O quarto relatório do senador Marcelo Castro (PP-PI) sobre o PLP 112/2021, em vez de obrigar os partidos a preencherem o mínimo de 30% de candidaturas de mulheres, como prevê a legislação atual, passa a prever apenas a “reserva” das vagas, sem obrigatoriedade de preenchimento.
Além disso, o relator propõe eliminar a sanção de cassação de chapas por fraude à cota de gênero — uma medida que pune os partidos políticos, já que, recorrentemente, a anistia se torna um processo naturalizado ao descumprimento dessas regras. E embora proponha uma reserva de cadeiras de 20% para mulheres eleitas, essa solução isolada pode se tornar um teto e não um piso, criando distorções no sistema proporcional e limitando a diversidade entre as eleitas.
Explico: como aponta o “Observatório de violência política contra a mulher” em sua análise técnica, a proposta enfraquece a política de cotas e ignora outras soluções possíveis, como a responsabilização de dirigentes partidários em casos de fraude ou a manutenção das cotas em conjunto com a reserva de cadeiras – uma estratégia para manter a pluralidade das candidaturas e não incentivar apenas que as mulheres disputem entre si os 20%, enquanto os homens disputam os 80%.
Para quem atua com relações governamentais, compreender os desdobramentos do novo Código Eleitoral vai além de acompanhar uma mudança legislativa: trata-se de entender como essas transformações reconfiguram o ambiente político, alterando os perfis dos atores com os quais se estabelecerão as interlocuções institucionais.

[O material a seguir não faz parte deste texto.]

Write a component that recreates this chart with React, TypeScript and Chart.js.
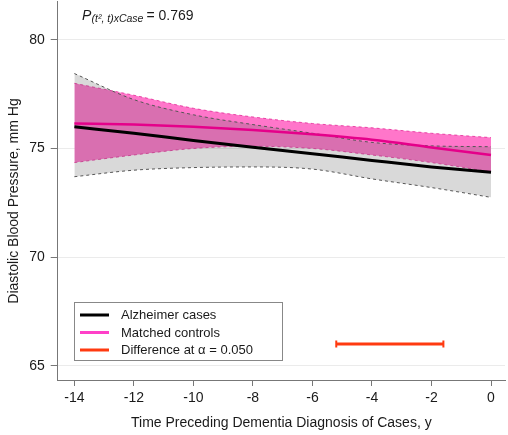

A redefinição das regras eleitorais afeta a dinâmica de representação institucional e a forma como a agenda pública será negociada nos próximos ciclos legislativos. Em outras palavras, o novo Código Eleitoral pode não apenas redistribuir o tabuleiro, mas mudar as regras do jogo — e quem atua com relações governamentais precisa compreender, desde já, o impacto dessa virada.
O que está em jogo não é apenas a forma, mas o futuro da representação democrática no Brasil. Mais uma vez, a sociedade civil se articula para pressionar uma ação frente à legislação que pode impactar a cara de quem faz a política brasileira, articulando para que organizações como o “Pacto pela Democracia”, que reúne diversas ONGs, possam ter voz no processo de discussão das novas regras eleitorais.
Segundo um estudo recente da FGV, que analisou 36 anos de atuação parlamentar, as mulheres pretas apresentam mais projetos pró-direitos das mulheres, mas ocupam apenas 2,5% das cadeiras e raramente assumem lideranças. Ter mais mulheres eleitas, respeitando as diversidades que temos desta representação no Brasil, é apoiar a construção de avanços pela equidade de gênero.
Por ora, como profissional do campo de relações governamentais, resta a pergunta: avançaremos na garantia de uma democracia mais representativa ou aceitaremos retrocessos que limitem quem pode ocupar o poder?